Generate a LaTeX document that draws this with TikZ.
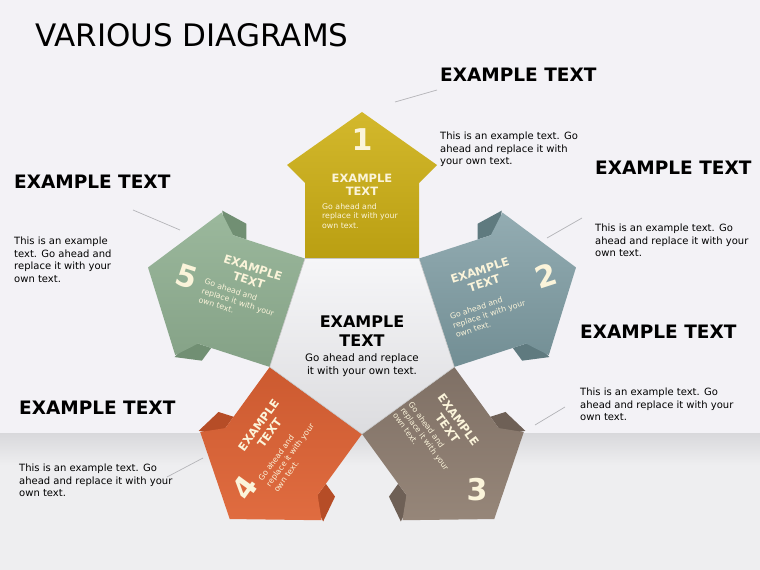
\documentclass[tikz,border=0pt]{standalone}
\usepackage{fontspec}
\setmainfont{DejaVu Sans}
\usetikzlibrary{positioning,shapes.geometric}

\definecolor{bgcol}{HTML}{F3F2F6}
\definecolor{floortop}{HTML}{D9D9DC}
\definecolor{floorbot}{HTML}{EEEEF0}
\definecolor{leadgray}{HTML}{B4B4B8}
\definecolor{yellowa}{HTML}{D3B82C}
\definecolor{yellowb}{HTML}{BA9F12}
\definecolor{bluea}{HTML}{93ACB2}
\definecolor{blueb}{HTML}{728E94}
\definecolor{bluefold}{HTML}{5F7A7F}
\definecolor{browna}{HTML}{968679}
\definecolor{brownb}{HTML}{7F7065}
\definecolor{brownfold}{HTML}{6E6056}
\definecolor{orangea}{HTML}{E06C40}
\definecolor{orangeb}{HTML}{CC5A30}
\definecolor{orangefold}{HTML}{B64D27}
\definecolor{greena}{HTML}{9BB89C}
\definecolor{greenb}{HTML}{84A186}
\definecolor{greenfold}{HTML}{718F73}
\definecolor{cream}{HTML}{FBF4DA}
\definecolor{pentlight}{HTML}{F6F6F8}
\definecolor{pentdark}{HTML}{DCDCDF}

\begin{document}
\begin{tikzpicture}[x=1pt, y=1pt]
\tikzstyle{bigtitle}   = [anchor=base west, inner sep=0pt, font=\fontsize{31}{36}\selectfont]
\tikzstyle{heading}    = [anchor=base west, inner sep=0pt, font=\fontsize{18.5}{22}\selectfont\bfseries]
\tikzstyle{blurb}      = [anchor=north west, inner sep=0pt, align=left, font=\fontsize{10}{12.5}\selectfont]
\tikzstyle{leader}     = [leadgray, line width=0.7pt]
\tikzstyle{arrowtitle} = [text=cream, align=center, inner sep=0pt, font=\fontsize{11.5}{13.5}\selectfont\bfseries]
\tikzstyle{arrowtext}  = [text=cream, align=left, inner sep=0pt, font=\fontsize{7.8}{9.6}\selectfont]
\tikzstyle{arrownum}   = [text=cream, inner sep=0pt, font=\fontsize{30}{30}\selectfont\bfseries]
\tikzstyle{pentbox}    = [regular polygon, regular polygon sides=5, shape border rotate=180,
                          minimum size=194pt, inner sep=0pt, draw=gray!45, line width=0.6pt,
                          top color=pentlight, bottom color=pentdark]
\tikzstyle{centertitle} = [align=center, inner sep=0pt, font=\fontsize{16}{19}\selectfont\bfseries]
\tikzstyle{centertext}  = [align=center, inner sep=0pt, font=\fontsize{10.3}{12.5}\selectfont]

\fill[bgcol] (0,0) rectangle (760,570);
\shade[top color=floortop, bottom color=floorbot] (0,105) rectangle (760,136);
\fill[floorbot] (0,0) rectangle (760,105);
\useasboundingbox (0,0) rectangle (760,570);

\node (title) [bigtitle] at (35,523) {VARIOUS DIAGRAMS};

\begin{scope}[shift={(362,233)}]
  \shade[top color=yellowa, bottom color=yellowb]
    (-57,78.5) -- (-57,154) -- (-75,172) -- (0,225) -- (75,172) -- (57,154) -- (57,78.5) -- cycle;
  \begin{scope}[rotate=-72]
    \fill[bluefold] (-57,140) -- (-72,145) -- (-77,172) -- (-57,162) -- cycle;
    \fill[bluefold] (57,140) -- (72,145) -- (77,172) -- (57,162) -- cycle;
    \shade[top color=bluea, bottom color=blueb]
      (-57,78.5) -- (-57,154) -- (-75,172) -- (0,225) -- (75,172) -- (57,154) -- (57,78.5) -- cycle;
  \end{scope}
  \begin{scope}[rotate=-144]
    \fill[brownfold] (-57,140) -- (-72,145) -- (-77,172) -- (-57,162) -- cycle;
    \fill[brownfold] (57,140) -- (72,145) -- (77,172) -- (57,162) -- cycle;
    \shade[top color=brownb, bottom color=browna]
      (-57,78.5) -- (-57,154) -- (-75,172) -- (0,225) -- (75,172) -- (57,154) -- (57,78.5) -- cycle;
  \end{scope}
  \begin{scope}[rotate=144]
    \fill[orangefold] (-57,140) -- (-72,145) -- (-77,172) -- (-57,162) -- cycle;
    \fill[orangefold] (57,140) -- (72,145) -- (77,172) -- (57,162) -- cycle;
    \shade[top color=orangeb, bottom color=orangea]
      (-57,78.5) -- (-57,154) -- (-75,172) -- (0,225) -- (75,172) -- (57,154) -- (57,78.5) -- cycle;
  \end{scope}
  \begin{scope}[rotate=72]
    \fill[greenfold] (-57,140) -- (-72,145) -- (-77,172) -- (-57,162) -- cycle;
    \fill[greenfold] (57,140) -- (72,145) -- (77,172) -- (57,162) -- cycle;
    \shade[top color=greena, bottom color=greenb]
      (-57,78.5) -- (-57,154) -- (-75,172) -- (0,225) -- (75,172) -- (57,154) -- (57,78.5) -- cycle;
  \end{scope}
\end{scope}

\node (pentagon) [pentbox] at (362,233) {};
\node (ctitle) [centertitle] at (362,239) {EXAMPLE\\TEXT};
\node (ctext)  [centertext, below=7pt of ctitle] {Go ahead and replace\\it with your own text.};

\node (num1)   [arrownum]   at (362,430) {1};
\node (title1) [arrowtitle] at (362,385) {EXAMPLE\\TEXT};
\node (text1)  [arrowtext, anchor=west] at (322,354) {Go ahead and\\replace it with your\\own text.};

\node (num2)   [arrownum, rotate=18]   at (546,294) {2};
\node (title2) [arrowtitle, rotate=18] at (482,293) {EXAMPLE\\TEXT};
\node (text2)  [arrowtext, rotate=18]  at (489,256) {Go ahead and\\replace it with your\\own text.};

\node (num3)   [arrownum]               at (477,80)  {3};
\node (title3) [arrowtitle, rotate=-54] at (453,146) {EXAMPLE\\TEXT};
\node (text3)  [arrowtext, rotate=-54]  at (425,131) {Go ahead and\\replace it with your\\own text.};

\node (num4)   [arrownum, rotate=54]   at (245,82)  {4};
\node (title4) [arrowtitle, rotate=54] at (264,141) {EXAMPLE\\TEXT};
\node (text4)  [arrowtext, rotate=54]  at (290,115) {Go ahead and\\replace it with your\\own text.};

\node (num5)   [arrownum, rotate=-18]   at (187,293) {5};
\node (title5) [arrowtitle, rotate=-18] at (251,296) {EXAMPLE\\TEXT};
\node (text5)  [arrowtext, rotate=-18]  at (238,268) {Go ahead and\\replace it with your\\own text.};

\node (head1)  [heading] at (440,488) {EXAMPLE TEXT};
\node (blurb1) [blurb]   at (440,438) {This is an example text. Go\\ahead and replace it with\\your own text.};
\node (head2)  [heading] at (595,395) {EXAMPLE TEXT};
\node (blurb2) [blurb]   at (595,346) {This is an example text. Go\\ahead and replace it with your\\own text.};
\node (head3)  [heading] at (580,231) {EXAMPLE TEXT};
\node (blurb3) [blurb]   at (580,182) {This is an example text. Go\\ahead and replace it with your\\own text.};
\node (head4)  [heading] at (19,155)  {EXAMPLE TEXT};
\node (blurb4) [blurb]   at (19,106)  {This is an example text. Go\\ahead and replace it with your\\own text.};
\node (head5)  [heading] at (14,381)  {EXAMPLE TEXT};
\node (blurb5) [blurb]   at (14,333)  {This is an example\\text. Go ahead and\\replace it with your\\own text.};

\coordinate (lead1a) at (395,468);
\coordinate (lead1b) at (437,480);
\coordinate (lead2a) at (547,332);
\coordinate (lead2b) at (582,352);
\coordinate (lead3a) at (535,145);
\coordinate (lead3b) at (565,163);
\coordinate (lead4a) at (167,93);
\coordinate (lead4b) at (203,112);
\coordinate (lead5a) at (133,360);
\coordinate (lead5b) at (180,340);

\draw [leader] (lead1a) -- (lead1b);
\draw [leader] (lead2a) -- (lead2b);
\draw [leader] (lead3a) -- (lead3b);
\draw [leader] (lead4a) -- (lead4b);
\draw [leader] (lead5a) -- (lead5b);
\end{tikzpicture}
\end{document}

### [Stated problem]
Only the number is wanted: how many lines of the data contain the word "with"?

### [Full solution]
12